On Saturday, Rep. Alexandria Ocasio-Cortez, D-N.Y., gave a speech at a rally for Sen. Bernie Sanders, I-Vt., in which she talked about moving with her family from New York City to the suburbs in order to improve their lot in life and help her access a better education. She told the crowd “that’s when I got my first taste of a country who allows their kids’ destiny to be determined by the ZIP code that they are born in.”

Broadly speaking, Ocasio-Cortez—who has endorsed Sanders’ presidential bid and is one of the most prominent advocates for progressive policy ideas—is no ally of the school choice movement. (More on that below.) But those who support policies such as charters schools and vouchers saw her remarks and said that despite Ocasio-Cortez’s hostility to their movement, it actually makes the argument for more choice.

Chief among those making this observation was U.S. Secretary of Education Betsy DeVos, who said what the congresswoman described should be available to more children in the form of school choice. Former Florida Gov. Jeb Bush, one of the foremost advocates for school choice in the country, weighed in with a similar sentiment.

Far From a New Story

Let’s dig in a little more to what Ocasio-Cortez—often known as AOC—said and the tensions it reveals. Before that remark about ZIP codes, she weighed in on the conditions of the school she was attending in the Bronx:

My mom and my dad looked at the quality of education in the Bronx. And they looked at 50 percent drop-out rates. They looked at the inequity of education, the inequity of education funding, the fact that teachers weren’t paid, the fact that kids weren’t given their tools to succeed, and that frankly, it not only had to do with their income, but it had to do with their melanin too. And so they made, and my family made, a really hard decision. And my whole family chipped in to buy a small house about 40 minutes north of here.

She said she ended up living in two worlds, the Bronx and her new Westchester County home.

Ocasio-Cortez is far from alone in telling stories like this. In a July piece for CNN, Democratic presidential candidate Julián Castro recalled how his mother pulled him and his brother out of a middle school where an administrator told an assembly that half of them would not graduate. His mother enrolled them in a magnet school instead.

“Later I reflected on how profound this lesson was; low expectations were a tragic reality in the segregated schools on the west side of San Antonio where Joaquin and I grew up,” he wrote. Not surprisingly given his political background and aspirations, Castro did not use this anecdote to lobby for expanding school choice.

Perhaps because Ocasio-Cortez attracts attention in a way Castro does not, his comments did not provoke a similar public reaction.

How School Choice Advocates Use Stories Like AOC’s

Devos, Bush, and others say that children attending schools like the one Ocasio-Cortez described shouldn’t have to wait while policymakers and advocates quarrel for years over the appropriate amount of school funding, school safety, teacher quality, and related issues. Instead, the argument goes, they and their parents should be given the freedom to pick an educational environment that suits them best. And these programs, they say, can be enacted, rolled out, and used quickly by families in a matter of months.

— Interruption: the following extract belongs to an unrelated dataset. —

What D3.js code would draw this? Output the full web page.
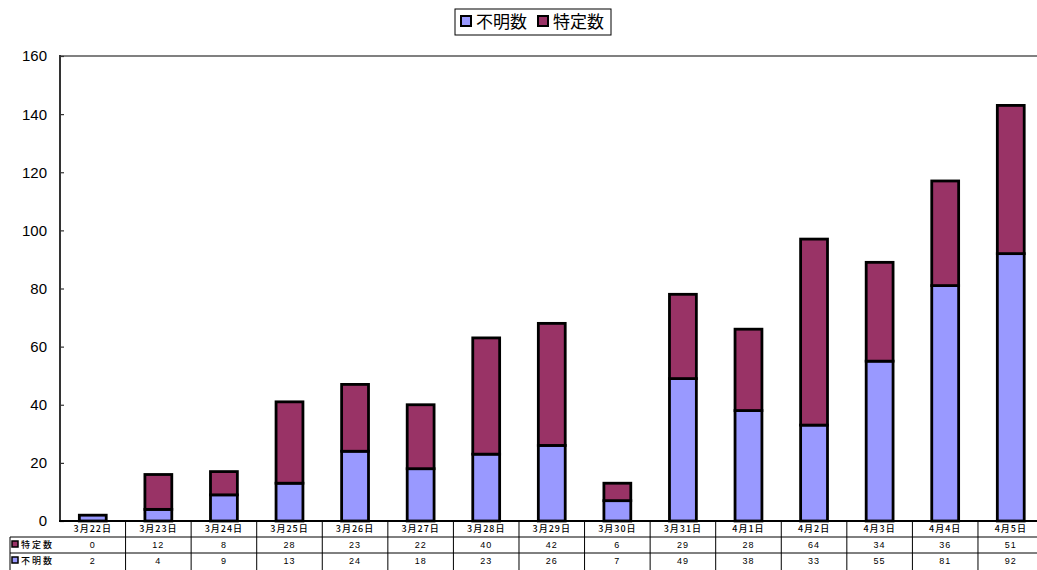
<!DOCTYPE html>
<html>
<head>
<meta charset="utf-8">
<script src="https://cdn.jsdelivr.net/npm/d3@7"></script>
<style>
  html, body { margin: 0; padding: 0; background: #fff; }
  svg { display: block; }
  text { font-family: "Liberation Sans", Arial, sans-serif; }
  .jp { font-family: "Noto Sans CJK JP", "Noto Sans CJK SC", sans-serif; }
</style>
</head>
<body>
<script>
// Daily counts: dates, identified (特定数) and unidentified (不明数)
const categories = ["3月22日","3月23日","3月24日","3月25日","3月26日","3月27日","3月28日","3月29日","3月30日","3月31日","4月1日","4月2日","4月3日","4月4日","4月5日"];
const tokutei = [0,12,8,28,23,22,40,42,6,29,28,64,34,36,51];
const fumei   = [2,4,9,13,24,18,23,26,7,49,38,33,55,81,92];
const yTicks  = [0,20,40,60,80,100,120,140,160];
const seriesNames = ["不明数","特定数"];
const seriesKeys  = ["fumei","tokutei"];
const colors = {fumei: "#9999FF", tokutei: "#993366"};

const W = 1037, H = 570;
const left = 60, step = 65.57, zeroY = 521, topY = 56;

const svg = d3.select("body").append("svg").attr("width", W).attr("height", H);

const rows = categories.map((c, i) => ({cat: c, fumei: fumei[i], tokutei: tokutei[i]}));
const stacked = d3.stack().keys(seriesKeys)(rows);

const x = d3.scaleBand().domain(categories)
  .range([left, left + step * categories.length])
  .paddingInner(0.59).paddingOuter(0.295);
const xCell = d3.scaleBand().domain(categories)
  .range([left, left + step * categories.length]).padding(0);
const y = d3.scaleLinear().domain([0, 160]).range([zeroY, topY]);

// top frame line
svg.append("line").attr("x1", left).attr("x2", W).attr("y1", y(160)).attr("y2", y(160))
  .attr("stroke", "#808080").attr("stroke-width", 2);

// bars
svg.append("g").selectAll("g").data(stacked).join("g")
  .attr("fill", d => colors[d.key])
  .selectAll("rect").data(d => d.filter(p => p[1] - p[0] > 0)).join("rect")
  .attr("x", d => x(d.data.cat))
  .attr("width", x.bandwidth())
  .attr("y", d => y(d[1]))
  .attr("height", d => y(d[0]) - y(d[1]))
  .attr("stroke", "#000").attr("stroke-width", 2.8);

// y axis
const yAxis = d3.axisRight(y).tickValues(yTicks).tickSize(4).tickFormat(d3.format("d"));
const ya = svg.append("g").attr("transform", `translate(${left},0)`).call(yAxis);
ya.select(".domain").remove();
ya.selectAll(".tick line").attr("stroke", "#333").attr("stroke-width", 1.2);
ya.selectAll(".tick text").remove();
svg.append("line").attr("x1", left).attr("x2", left).attr("y1", y(160) - 1).attr("y2", zeroY)
  .attr("stroke", "#333").attr("stroke-width", 2);
svg.append("g").selectAll("text").data(yTicks).join("text")
  .attr("x", 47).attr("y", d => y(d)).attr("dy", "0.36em")
  .attr("text-anchor", "end").attr("font-size", 15).attr("fill", "#000")
  .text(d => d);

// data table below the axis
const rowY = [zeroY, 537, 553, 570];
const tableLeft = 10;
const g = svg.append("g").attr("stroke", "#000").attr("stroke-width", 1);
g.append("line").attr("x1", tableLeft).attr("x2", W).attr("y1", rowY[1]).attr("y2", rowY[1]);
g.append("line").attr("x1", tableLeft).attr("x2", W).attr("y1", rowY[2]).attr("y2", rowY[2]);
g.append("line").attr("x1", tableLeft).attr("x2", tableLeft).attr("y1", rowY[1]).attr("y2", H);
g.selectAll("line.v").data(categories.slice(1)).join("line").attr("class", "v")
  .attr("x1", d => xCell(d)).attr("x2", d => xCell(d)).attr("y1", zeroY).attr("y2", H);

// x axis line
svg.append("line").attr("x1", left - 1).attr("x2", W).attr("y1", zeroY).attr("y2", zeroY)
  .attr("stroke", "#000").attr("stroke-width", 2);

const cx = d => xCell(d) + xCell.bandwidth() / 2;
svg.append("g").selectAll("text").data(categories).join("text")
  .attr("class", "jp").attr("x", cx).attr("y", 532)
  .attr("text-anchor", "middle").attr("font-size", 9).attr("letter-spacing", 1)
  .attr("font-weight", 500).attr("fill", "#000").text(d => d);

const tableRows = [{key: "tokutei", name: "特定数", vals: tokutei, y: 548},
                   {key: "fumei", name: "不明数", vals: fumei, y: 564}];
tableRows.forEach(r => {
  svg.append("g").selectAll("text").data(r.vals).join("text")
    .attr("x", (d, i) => cx(categories[i])).attr("y", r.y)
    .attr("text-anchor", "middle").attr("font-size", 9).attr("letter-spacing", 1)
    .attr("fill", "#000").text(d => d);
  svg.append("rect").attr("x", 12).attr("y", r.y - 7).attr("width", 6).attr("height", 6)
    .attr("fill", colors[r.key]).attr("stroke", "#000").attr("stroke-width", 1.5);
  svg.append("text").attr("class", "jp").attr("x", 21).attr("y", r.y)
    .attr("font-size", 9).attr("letter-spacing", 2).attr("font-weight", 500)
    .attr("fill", "#000").text(r.name);
});

// legend
const lg = svg.append("g");
lg.append("rect").attr("x", 455).attr("y", 9).attr("width", 156).attr("height", 26)
  .attr("fill", "#fff").attr("stroke", "#000").attr("stroke-width", 1);
const legendX = [461, 538];
seriesKeys.forEach((k, i) => {
  lg.append("rect").attr("x", legendX[i]).attr("y", 16).attr("width", 10).attr("height", 10)
    .attr("fill", colors[k]).attr("stroke", "#000").attr("stroke-width", 2);
  lg.append("text").attr("class", "jp").attr("x", legendX[i] + 15).attr("y", 28)
    .attr("font-size", 17).attr("fill", "#000").text(seriesNames[i]);
});
</script>
</body>
</html>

Their argument says that if some families have the option to literally change where they live in order to access a better education, why not give all families this option when it comes to K-12? Not all charter school backers support vouchers, of course. But Sharif El-Mekki, a long-time principal at a Philadelphia charter school who’s now the CEO of the Center for Black Educator Development, said there’s a whiff of hypocrisy to politicians like Ocasio-Cortez:

The Other Side to Her Story

One thing that a fleshed-out version of Ocasio-Cortez’s remarks made clear is that school funding and teacher pay were major concerns for her parents. Those two concerns are way more likely to be used in the political arena by teachers’ unions and Beltway advocates for traditional public schools than they are by the school choice community, and especially by supporters of vouchers and education savings accounts.

Criticisms of education-by-ZIP-code span the political spectrum. Hillary Clinton, no friend of vouchers, made the rhetorical case against it in 2016. So has DeVos. No one says they like it. Yet unions and their allies say that breaking the power of ZIP codes over education means a significant increase in school aid to schools in disadvantaged communities, higher teachers salaries to attract and retain better educators, and so on. And a school funding increase on its own can be enacted in the same time period as a new voucher program.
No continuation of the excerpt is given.